Do not repeat pictures. Repeat exactly the lines of the listing below from its first line through the line with "Ux 466.16*10 <sup>-3</sup>".

## Begin STORED DATA

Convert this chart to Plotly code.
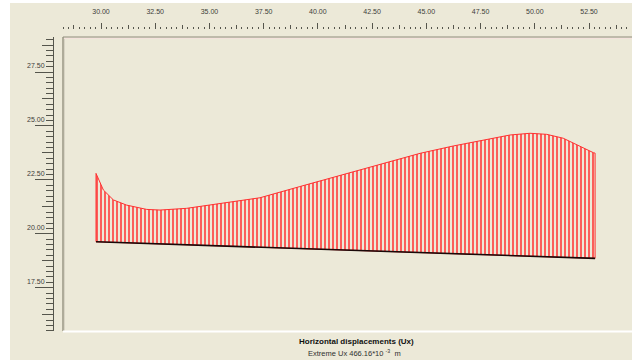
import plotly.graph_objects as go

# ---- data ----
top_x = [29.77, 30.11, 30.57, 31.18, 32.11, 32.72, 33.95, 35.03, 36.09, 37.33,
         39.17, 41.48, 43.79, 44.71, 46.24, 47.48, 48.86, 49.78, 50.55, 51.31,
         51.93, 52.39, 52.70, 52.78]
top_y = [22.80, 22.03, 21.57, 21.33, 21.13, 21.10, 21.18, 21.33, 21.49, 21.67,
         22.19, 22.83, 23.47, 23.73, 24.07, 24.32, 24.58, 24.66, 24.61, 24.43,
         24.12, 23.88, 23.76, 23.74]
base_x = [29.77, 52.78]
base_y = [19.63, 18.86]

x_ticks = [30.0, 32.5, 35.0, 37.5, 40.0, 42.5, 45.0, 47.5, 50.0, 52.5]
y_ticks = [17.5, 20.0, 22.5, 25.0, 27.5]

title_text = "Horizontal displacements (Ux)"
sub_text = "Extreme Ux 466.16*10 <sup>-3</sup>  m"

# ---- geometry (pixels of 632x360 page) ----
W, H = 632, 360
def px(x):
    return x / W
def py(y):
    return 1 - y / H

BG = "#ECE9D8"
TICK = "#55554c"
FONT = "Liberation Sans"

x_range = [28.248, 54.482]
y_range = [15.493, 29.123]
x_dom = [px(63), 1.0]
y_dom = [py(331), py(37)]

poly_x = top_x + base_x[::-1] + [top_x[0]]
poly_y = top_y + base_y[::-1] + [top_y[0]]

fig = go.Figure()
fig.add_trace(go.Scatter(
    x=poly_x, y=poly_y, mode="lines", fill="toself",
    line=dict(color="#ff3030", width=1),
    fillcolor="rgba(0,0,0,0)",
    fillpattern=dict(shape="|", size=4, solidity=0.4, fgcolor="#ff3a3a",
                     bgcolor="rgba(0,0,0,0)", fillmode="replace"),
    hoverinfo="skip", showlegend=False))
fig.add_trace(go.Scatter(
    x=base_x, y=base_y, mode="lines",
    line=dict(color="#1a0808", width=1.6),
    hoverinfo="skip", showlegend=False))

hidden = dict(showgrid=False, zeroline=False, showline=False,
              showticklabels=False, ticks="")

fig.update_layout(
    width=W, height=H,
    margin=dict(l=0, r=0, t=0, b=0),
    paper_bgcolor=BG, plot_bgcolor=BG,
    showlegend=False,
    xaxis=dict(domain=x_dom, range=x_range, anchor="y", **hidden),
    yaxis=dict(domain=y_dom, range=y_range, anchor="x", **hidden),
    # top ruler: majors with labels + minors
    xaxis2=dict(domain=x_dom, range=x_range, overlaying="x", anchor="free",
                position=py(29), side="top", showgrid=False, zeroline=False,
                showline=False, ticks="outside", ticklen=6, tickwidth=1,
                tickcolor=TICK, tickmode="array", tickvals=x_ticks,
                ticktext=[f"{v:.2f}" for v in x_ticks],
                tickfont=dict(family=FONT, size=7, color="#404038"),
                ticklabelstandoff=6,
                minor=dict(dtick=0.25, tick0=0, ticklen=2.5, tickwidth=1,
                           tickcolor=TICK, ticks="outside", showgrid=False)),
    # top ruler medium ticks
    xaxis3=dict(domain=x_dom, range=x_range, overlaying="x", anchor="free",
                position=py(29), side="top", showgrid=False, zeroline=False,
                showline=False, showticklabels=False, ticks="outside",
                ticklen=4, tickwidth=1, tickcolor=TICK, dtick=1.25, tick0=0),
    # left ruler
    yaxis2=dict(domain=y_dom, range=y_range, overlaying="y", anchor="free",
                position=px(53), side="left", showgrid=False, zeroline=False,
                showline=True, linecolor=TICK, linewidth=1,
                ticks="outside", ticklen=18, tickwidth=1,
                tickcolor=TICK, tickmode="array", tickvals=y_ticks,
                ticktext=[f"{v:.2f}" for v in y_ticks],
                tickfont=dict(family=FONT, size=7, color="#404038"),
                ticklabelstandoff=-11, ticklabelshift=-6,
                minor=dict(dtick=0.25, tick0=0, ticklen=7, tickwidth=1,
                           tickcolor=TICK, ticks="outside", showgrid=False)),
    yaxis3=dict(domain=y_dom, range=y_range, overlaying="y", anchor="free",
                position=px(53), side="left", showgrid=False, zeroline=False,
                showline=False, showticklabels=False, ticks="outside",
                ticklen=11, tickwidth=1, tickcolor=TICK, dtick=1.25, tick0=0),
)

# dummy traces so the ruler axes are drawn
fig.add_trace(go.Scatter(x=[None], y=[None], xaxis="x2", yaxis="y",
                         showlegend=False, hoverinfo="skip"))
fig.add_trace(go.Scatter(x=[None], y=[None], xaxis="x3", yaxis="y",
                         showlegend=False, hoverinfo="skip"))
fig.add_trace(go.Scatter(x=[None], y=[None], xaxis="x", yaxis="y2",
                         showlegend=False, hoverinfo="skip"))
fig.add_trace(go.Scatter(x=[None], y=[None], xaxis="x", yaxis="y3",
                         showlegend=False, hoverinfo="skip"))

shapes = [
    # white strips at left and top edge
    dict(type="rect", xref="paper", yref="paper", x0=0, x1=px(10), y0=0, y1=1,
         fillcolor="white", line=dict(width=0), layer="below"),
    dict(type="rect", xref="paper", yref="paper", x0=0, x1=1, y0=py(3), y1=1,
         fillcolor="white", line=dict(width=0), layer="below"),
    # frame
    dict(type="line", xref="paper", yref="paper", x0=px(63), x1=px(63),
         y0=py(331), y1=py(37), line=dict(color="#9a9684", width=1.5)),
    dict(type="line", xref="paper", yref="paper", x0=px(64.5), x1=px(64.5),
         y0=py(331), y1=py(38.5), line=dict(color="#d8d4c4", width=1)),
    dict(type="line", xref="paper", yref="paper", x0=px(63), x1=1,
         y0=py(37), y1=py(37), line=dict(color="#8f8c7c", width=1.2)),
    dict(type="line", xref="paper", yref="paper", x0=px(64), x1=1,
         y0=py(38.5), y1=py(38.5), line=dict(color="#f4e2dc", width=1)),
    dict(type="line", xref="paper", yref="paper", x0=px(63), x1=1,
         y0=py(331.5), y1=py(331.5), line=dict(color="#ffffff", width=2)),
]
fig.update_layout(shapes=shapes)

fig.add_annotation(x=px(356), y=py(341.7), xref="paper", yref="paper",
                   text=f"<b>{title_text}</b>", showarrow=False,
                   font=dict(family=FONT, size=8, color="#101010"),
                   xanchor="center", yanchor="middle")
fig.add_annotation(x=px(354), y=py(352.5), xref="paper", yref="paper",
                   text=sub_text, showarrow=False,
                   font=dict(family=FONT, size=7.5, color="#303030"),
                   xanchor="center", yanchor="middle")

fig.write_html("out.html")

## End STORED DATA

### TASK RESULT
Convert this chart to Plotly code.
import plotly.graph_objects as go

# ---- data ----
top_x = [29.77, 30.11, 30.57, 31.18, 32.11, 32.72, 33.95, 35.03, 36.09, 37.33,
         39.17, 41.48, 43.79, 44.71, 46.24, 47.48, 48.86, 49.78, 50.55, 51.31,
         51.93, 52.39, 52.70, 52.78]
top_y = [22.80, 22.03, 21.57, 21.33, 21.13, 21.10, 21.18, 21.33, 21.49, 21.67,
         22.19, 22.83, 23.47, 23.73, 24.07, 24.32, 24.58, 24.66, 24.61, 24.43,
         24.12, 23.88, 23.76, 23.74]
base_x = [29.77, 52.78]
base_y = [19.63, 18.86]

x_ticks = [30.0, 32.5, 35.0, 37.5, 40.0, 42.5, 45.0, 47.5, 50.0, 52.5]
y_ticks = [17.5, 20.0, 22.5, 25.0, 27.5]

title_text = "Horizontal displacements (Ux)"
sub_text = "Extreme Ux 466.16*10 <sup>-3</sup>  m"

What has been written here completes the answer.